While Easter Weekend didn't have quite the fishing report that many were expecting, it wasn't awful either. The truth is, that it was really rather good. Just those people, who had been hearing about the super yellowfin tuna bite and had come to the coast to take advantage of it, were disappointed not to be stocking their freezers with tuna steaks. Well, plenty of other fish bit pretty well, so it should be hard to be real disappointed.
The weather was warm enough, reaching into the 70's, with mild overnight lows, and the rain mostly held off until Monday. The forecast for this week has the wind staying pretty gusty through Wednesday, then becoming better on Thursday and even nicer on Friday. The long range wind forecast wasn't yet posted as I wrote this, but hopefully it will be a calm weekend also.
With the exception of around Cape Hatteras, it seems the tuna took the weekend off. There were a few tuna caught south of that area, but not anything like it had been for the past few weeks. This should just be a dip in the catches, with the tuna season continuing strong for another month or so.
Replacing the tuna in many offshore catches were lots of king mackerel, some wahoo, and good numbers of smaller dolphin. The forecast was a little off and the ocean was rougher than predicted, but most folks caught some fish and that helped make the long ride in and out easier to handle.

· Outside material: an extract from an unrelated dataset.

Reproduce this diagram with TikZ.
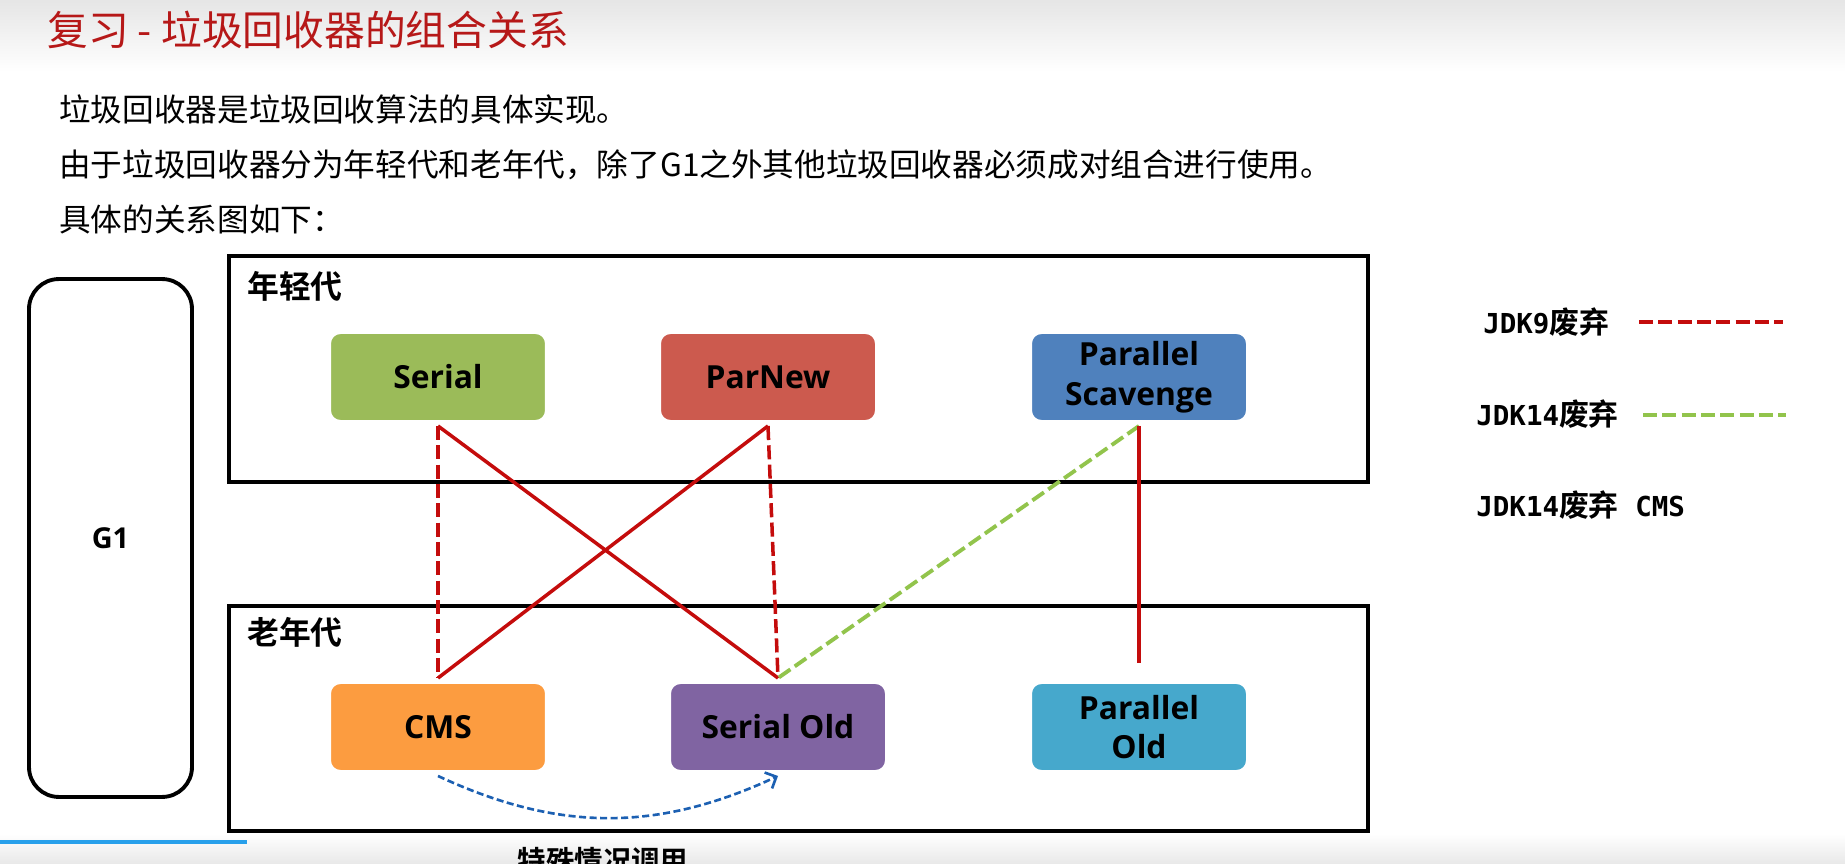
\documentclass[tikz,border=0pt]{standalone}
\usepackage{fontspec}
\setmainfont{Noto Sans CJK SC}[BoldFont={Noto Sans CJK SC Bold}]
\newfontfamily\boxfont{Open Sans}[BoldFont={Open Sans Bold}]
\newfontfamily\legendmono{DejaVu Sans Mono}[Scale=0.92]
\usetikzlibrary{shadows,arrows.meta}
\definecolor{titlered}{RGB}{182,24,24}
\definecolor{linered}{RGB}{196,12,12}
\definecolor{linegreen}{RGB}{146,196,76}
\definecolor{lineblue}{RGB}{28,96,178}
\definecolor{serialgreen}{RGB}{155,187,89}
\definecolor{parnewred}{RGB}{204,90,78}
\definecolor{psblue}{RGB}{79,129,189}
\definecolor{cmsorange}{RGB}{252,156,64}
\definecolor{oldpurple}{RGB}{128,100,162}
\definecolor{poblue}{RGB}{70,168,204}
\definecolor{barblue}{RGB}{40,160,235}
\newcommand{\jdk}[1]{{\legendmono\bfseries JDK#1}废弃}

\begin{document}
\begin{tikzpicture}[
    x=0.02cm, y=-0.02cm,
    txt/.style={anchor=west, inner sep=0pt},
    gc/.style={rectangle, draw=white, line width=3.4pt, rounded corners=7pt, minimum width=4.4cm, minimum height=1.84cm, align=center, text=black, font=\boxfont\bfseries\fontsize{18.1}{22.6}\selectfont, drop shadow={opacity=0.22, shadow xshift=0.6pt, shadow yshift=-1.2pt}},
    genbox/.style={rectangle, draw=black, line width=2.2pt},
    g1box/.style={rectangle, draw=black, line width=2.2pt, rounded corners=17pt, minimum width=3.26cm, minimum height=10.36cm, font=\boxfont\bfseries\fontsize{16.4}{20}\selectfont},
    gen/.style={txt, font=\bfseries\fontsize{18.1}{20}\selectfont},
    pair/.style={draw=linered, line width=2pt},
    jdk9/.style={draw=linered, line width=2pt, dash pattern=on 8pt off 3pt},
    jdk14/.style={draw=linegreen, line width=2.2pt, dash pattern=on 8pt off 3pt},
    special/.style={draw=lineblue, line width=1.5pt, dash pattern=on 4pt off 2pt, -{Straight Barb[length=5pt,width=10pt]}},
    legend/.style={txt, font=\bfseries\fontsize{17}{20}\selectfont}
]
\useasboundingbox (0,0) rectangle (1845,864);
\shade[top color=black!10, bottom color=white] (0,0) rectangle (1845,72);
\shade[top color=white, bottom color=black!9] (0,834) rectangle (1845,864);
\fill[barblue] (0,840) rectangle (247,844);

\node[txt, text=titlered, font=\fontsize{23.2}{28}\selectfont] (title) at (47,30) {复习 - 垃圾回收器的组合关系};
\node[txt, font=\fontsize{18}{21}\selectfont] (intro1) at (59,109) {垃圾回收器是垃圾回收算法的具体实现。};
\node[txt, font=\fontsize{18}{21}\selectfont] (intro2) at (59,165) {由于垃圾回收器分为年轻代和老年代，除了G1之外其他垃圾回收器必须成对组合进行使用。};
\node[txt, font=\fontsize{18}{21}\selectfont] (intro3) at (59,219) {具体的关系图如下：};

\node[g1box] (g1) at (110.5,538) {G1};
\node[genbox, minimum width=22.78cm, minimum height=4.52cm] (young) at (798.5,369) {};
\node[genbox, minimum width=22.78cm, minimum height=4.5cm] (old) at (798.5,718.5) {};
\node[gen] (younglbl) at (247,286) {年轻代};
\node[gen] (oldlbl) at (247,632) {老年代};

\node[gc, fill=serialgreen] (serial) at (438,377) {Serial};
\node[gc, fill=parnewred] (parnew) at (768,377) {ParNew};
\node[gc, fill=psblue] (ps) at (1139,377) {Parallel\\Scavenge};
\node[gc, fill=cmsorange] (cms) at (438,727) {CMS};
\node[gc, fill=oldpurple] (serialold) at (778,727) {Serial Old};
\node[gc, fill=poblue] (po) at (1139,727) {Parallel\\Old};

\draw[jdk9] (serial.south) -- (cms.north);
\draw[pair] (serial.south) -- (serialold.north);
\draw[pair] (parnew.south) -- (cms.north);
\draw[jdk9] (parnew.south) -- (serialold.north);
\draw[jdk14] (ps.south) -- (serialold.north);
\draw[pair, shorten >=0.3cm] (ps.south) -- (po.north);
\draw[special] (cms.south) to[bend right=25] (serialold.south);
\node[txt, anchor=center, font=\bfseries\fontsize{16.2}{19}\selectfont] (speciallbl) at (603,861) {特殊情况调用};

\node[legend] (l9) at (1483,322) {\jdk{9}};
\coordinate (l9a) at (1639,322);
\coordinate (l9b) at (1783,322);
\draw[jdk9] (l9a) -- (l9b);
\node[legend] (l14) at (1476,414) {\jdk{14}};
\coordinate (l14a) at (1643,415);
\coordinate (l14b) at (1786,415);
\draw[jdk14] (l14a) -- (l14b);
\node[legend] (l14cms) at (1476,505) {\jdk{14}{\legendmono\bfseries\ CMS}};
\end{tikzpicture}
\end{document}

I made a trip myself to the Blackjack Hole on Friday and caught a nice wahoo and several dolphin. The fellows I fished with went back on Saturday and caught two yellowfins. We fished a shrinking warm water upwelling on Friday, that they said had totally disappeared by Saturday.
Smaller king mackerel have been spread along most of the coast for a while now. This weekend the numbers jumped significantly. While they were caught in many places, the bite was strong just east of Frying Pan Tower, off Cape Fear, between 14 Buoy and the Big Rock, off Cape Lookout, and around the wrecks off the end of Diamond Shoals, at Cape Hatteras. One citation king was weighed at Hatteras Harbor Marina, so they aren't all small kings either.
This hot king bite should get better and move inshore over the next few weeks, as the water slowly warms and moves inshore. These early kings are hitting a variety of spoons, lures, and frozen cigar minnows.
False albacore were caught from the NC/SC State Line up to about Drum Inlet. They came close enough to the beach to terrorize the pluggers at several piers, but most were a couple of miles offshore.
The Atlantic bonito made a short appearance off Wrightsville Beach and Ocean Isle late last week, but disappeared over the weekend. They were mixed in with the false albacore. Several experienced charter captains have said that when they return, which could be as early as this week, they should be around in good numbers and with big appetites.
Most of the ocean piers have reported sporadic to good catches of fish. Sea mullet (whiting) continue to be the most reliable catch. They will bite during the daytime, but fishing at night, with fresh shrimp, has been the most productive. The rest of the pier catch includes puffers, bluefish, gray trout, false albacore, and a variety of small sharks.
Other inshore and nearshore reports include some growing gray trout catches, both in the ocean and some inside waters, plus a few speckled trout, and some scattered red drum. This weekend was the first consistent catch of big red drum in the surf at Cape Hatteras. The smaller red drum are getting active and feeding in many of the sounds and marshes.